Esta performance sonora resulta de uma dupla de trabalho. Há um guião assinado em conjunto, mas quem assume a música que vão apresentar és tu, Robert. Como é que surgiu esta vossa relação de trabalho?
[Robert] O Yasuhiro e eu conhecemo-nos no Japão, onde eu também estava a investigar as primeiras gravações e discos japoneses de goma-laca (quando Frederick Gaisberg fez as suas gravações asiáticas em 1902, ele foi primeiro para a Índia e alguns meses depois para o Japão). Yasu e eu partilhávamos interesses semelhantes em gravações e som e achámos que seria divertido e interessante trabalhar juntos em algo. O Yasu organizou este projeto com a TBA e estou feliz por trabalhar com ele nele.
E foi na Índia que a goma-laca surgiu como material de suporte fonográfico, como referiste?

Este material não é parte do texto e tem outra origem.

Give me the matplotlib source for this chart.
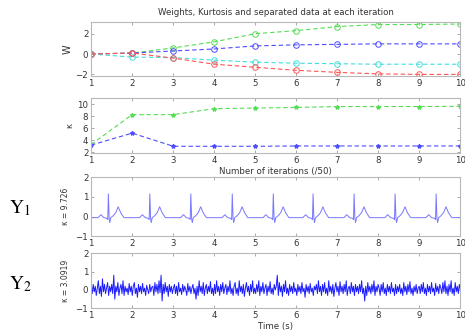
import numpy as np
import matplotlib.pyplot as plt

plt.rcParams['font.family'] = ['DejaVu Sans']
plt.rcParams['mathtext.fontset'] = 'stix'

# iterations (/50)
iters = [1, 2, 3, 4, 5, 6, 7, 8, 9, 10]
w_green = [0.0, 0.1, 0.6, 1.2, 2.0, 2.3, 2.7, 2.9, 2.9, 2.95]
w_blue = [0.0, 0.1, 0.3, 0.5, 0.8, 0.9, 0.95, 1.0, 1.0, 1.0]
w_cyan = [0.0, -0.3, -0.35, -0.6, -0.8, -0.9, -0.95, -1.0, -1.0, -1.0]
w_red = [0.0, 0.1, -0.4, -1.0, -1.3, -1.6, -1.8, -1.95, -2.0, -2.0]
k_green = [3.3, 8.3, 8.3, 9.3, 9.4, 9.5, 9.65, 9.65, 9.65, 9.7]
k_blue = [3.2, 5.2, 3.0, 3.0, 3.0, 3.05, 3.05, 3.05, 3.05, 3.05]

# separated source 1 (ECG-like): beat times and one beat shape
beat_times = [1.42, 2.43, 3.43, 4.44, 5.44, 6.41, 7.41, 8.41, 9.41]
beat_dt = [-0.45, -0.25, -0.18, -0.11, -0.04, -0.015, 0.0, 0.02, 0.035,
           0.06, 0.12, 0.18, 0.24, 0.30, 0.38, 0.55]
beat_v = [-0.05, -0.05, 0.1, -0.05, -0.08, -0.15, 1.15, -0.1, -0.3,
          -0.05, 0.05, 0.2, 0.5, 0.2, -0.05, -0.05]

# separated source 2 (noise-like)
y2 = [
    0.1, -0.2, 0.3, -0.1, 0.2, -0.3, 0.1, 0.5, -0.2, 0.2, -0.35, 0.6, -0.1, 0.3, -0.2, 0.1, 0.4, -0.3, 0.2, -0.1,
    0.3, -0.2, 0.8, -0.5, 0.2, -0.1, 0.4, -0.3, 0.1, 0.3, -0.2, 0.5, -0.3, 0.2, -0.1, 0.1, -0.25, 0.35, -0.1, 0.2,
    -0.3, 0.2, 0.4, -0.2, 0.1, -0.4, 0.3, -0.1, 0.2, -0.2, 0.35, -0.1, 0.1, -0.3, 0.25, 0.0, -0.2, 0.3, -0.1, 0.15,
    0.2, -0.3, 0.4, -0.1, 0.3, -0.2, 0.5, -0.15, 0.8, -0.6, 0.3, -0.2, 0.4, -0.1, 0.2, -0.35, 0.3, -0.1, 0.2, -0.2,
    0.1, 0.3, -0.2, 0.2, -0.3, 0.4, -0.1, 0.1, -0.25, 0.3, -0.1, 0.2, 0.0, -0.3, 0.35, -0.1, 0.2, -0.2, 0.1, 0.3,
    -0.2, 0.1, -0.5, 0.2, -0.3, 0.5, -0.1, 0.2, -0.2, 0.4, -0.3, 0.1, 0.3, -0.2, 0.2, -0.1, 0.45, -0.2, 0.1, -0.3,
    0.3, -0.2, 0.5, -0.1, 0.2, -0.3, 0.3, -0.1, 0.4, -0.2, 0.1, 0.3, -0.25, 0.2, -0.1, 0.5, -0.2, 0.1, -0.3, 0.2,
    0.4, -0.2, 0.1, -0.3, 0.5, -0.1, 0.2, -0.2, 0.3, -0.35, 0.1, 0.4, -0.1, 0.2, -0.3, 0.3, -0.1, 0.5, -0.2, 0.1,
    -0.2, 0.3, -0.1, 0.5, -0.3, 0.2, -0.1, 0.4, -0.2, 0.1, 0.3, -0.3, 0.2, -0.1, 0.45, -0.2, 0.1, -0.25, 0.3, 0.0,
    0.2, 0.8, -0.3, 0.4, -0.1, 0.2, -0.35, 0.3, -0.1, 0.5, -0.2, 0.1, -0.3, 0.3, -0.1, 0.2, -0.2, 0.4, -0.1, 0.1,
    -0.3, 0.3, -0.1, 0.2, -0.2, 0.4, -0.1, 0.1, -0.4, 0.3, -0.1, 0.2, -0.2, 0.35, -0.1, 0.1, -0.3, 0.2, 0.0, 0.3,
    -0.2, 0.5, -0.1, 0.2, -0.3, 0.3, -0.1, 0.4, -0.2, 0.1, -0.3, 0.5, -0.1, 0.2, -0.2, 0.3, -0.35, 0.1, 0.4, -0.1,
    0.2, -0.3, 0.45, -0.1, 0.2, -0.2, 0.3, -0.1, 0.5, -0.3, 0.1, 0.2, -0.2, 0.4, -0.1, 0.2, -0.3, 0.3, -0.1, 0.2,
    -0.2, 0.3, -0.1, 0.5, -0.2, 0.1, -0.6, 0.2, -0.3, 0.4, -0.1, 0.2, -0.2, 0.3, -0.1, 0.5, -0.3, 0.2, -0.1, 0.3,
    0.1, -0.3, 0.3, -0.1, 0.4, -0.2, 0.1, -0.3, 0.3, -0.1, 0.2, -0.2, 0.4, -0.1, 0.1, -0.3, 0.3, -0.2, 0.2, -0.1,
    0.3, -0.2, 0.1, -0.3, 0.4, -0.1, 0.2, -0.25, 0.3, -0.1, 0.45, -0.2, 0.1, -0.3, 0.2, -0.1, 0.3, -0.2, 0.1, 0.2,
    -0.2, 0.3, -0.1, 0.4, -0.2, 0.1, -0.3, 0.3, -0.1, 0.2, -0.2, 0.4, -0.1, 0.1, -0.3, 0.35, -0.1, 0.2, -0.2, 0.3,
    0.1, -0.2, 0.4, -0.1, 0.5, -0.2, 0.2, -0.3, 0.3, -0.1, 0.5, -0.2, 0.1, -0.3, 0.4, -0.1, 0.2, -0.2, 0.3, 0.0,
]

green = '#55dd55'
blue = '#4d4dff'
cyan = '#44dddd'
red = '#ff5555'
frame = '#b8b8b8'
txt = '#333333'
fs = 6.2


def style(ax):
    for s in ax.spines.values():
        s.set_color(frame)
        s.set_linewidth(0.8)
    ax.tick_params(direction='in', length=2, width=0.5, color='#888888',
                   labelsize=fs, labelcolor=txt, top=True, right=True, pad=2)
    ax.set_xlim(1, 10)
    ax.set_xticks(iters)


fig = plt.figure(figsize=(4.65, 3.33), dpi=100)
ax1 = fig.add_axes([0.196, 0.772, 0.794, 0.162])
ax2 = fig.add_axes([0.196, 0.541, 0.794, 0.165])
ax3 = fig.add_axes([0.196, 0.290, 0.794, 0.178])
ax4 = fig.add_axes([0.196, 0.074, 0.794, 0.166])

for ys, c in [(w_green, green), (w_blue, blue), (w_cyan, cyan), (w_red, red)]:
    ax1.plot(iters, ys, '--o', color=c, lw=0.8, ms=4, mfc='none', mew=0.7,
             dashes=(4, 2.5))
style(ax1)
ax1.set_ylim(-2.15, 3.15)
ax1.set_yticks([-2, 0, 2])
ax1.set_ylabel('W', fontsize=7, color=txt, labelpad=2)
ax1.set_title('Weights, Kurtosis and separated data at each iteration',
              fontsize=fs, color=txt, pad=5)

for ys, c in [(k_green, green), (k_blue, blue)]:
    ax2.plot(iters, ys, '--*', color=c, lw=0.8, ms=3, dashes=(4, 2.5))
style(ax2)
ax2.set_ylim(1.9, 11.1)
ax2.set_yticks([2, 4, 6, 8, 10])
ax2.set_ylabel('κ', fontsize=fs, color=txt, labelpad=2)
ax2.set_xlabel('Number of iterations (/50)', fontsize=fs, color=txt, labelpad=2)

t1 = [1.0]
v1 = [-0.05]
for bt in beat_times:
    for dt, v in zip(beat_dt, beat_v):
        t1.append(bt + dt)
        v1.append(v)
t1.append(10.0)
v1.append(-0.05)
ax3.plot(t1, v1, color='#7777ff', lw=0.7)
style(ax3)
ax3.set_ylim(-1, 2)
ax3.set_yticks([-1, 0, 1, 2])
ax3.set_ylabel('κ = 9.726', fontsize=5.5, color=txt, labelpad=4)

t2 = np.linspace(1, 10, len(y2))
ax4.plot(t2, y2, color='#1a1aff', lw=0.7)
style(ax4)
ax4.set_ylim(-1, 2)
ax4.set_yticks([-1, 0, 1, 2])
ax4.set_ylabel('κ = 3.0919', fontsize=5.5, color=txt, labelpad=4)
ax4.set_xlabel('Time (s)', fontsize=fs, color=txt, labelpad=1)

fig.text(0.02, 0.36, r'$\mathrm{Y}_1$', fontsize=14, color='black')
fig.text(0.02, 0.13, r'$\mathrm{Y}_2$', fontsize=14, color='black')

fig.savefig('out.png', dpi=100)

[Robert] Sim! Na primeira metade do século XX, talvez metade da goma-laca importada da Ásia fosse destinada à fabricação de discos de gramofone de 78 rpm. Mas a sua história remonta a milhares de anos antes disso. Exploramos a história da goma-laca principalmente através do som, mas isso é porque somos músicos, etnógrafos e artistas sonoros. É assim que vemos o mundo.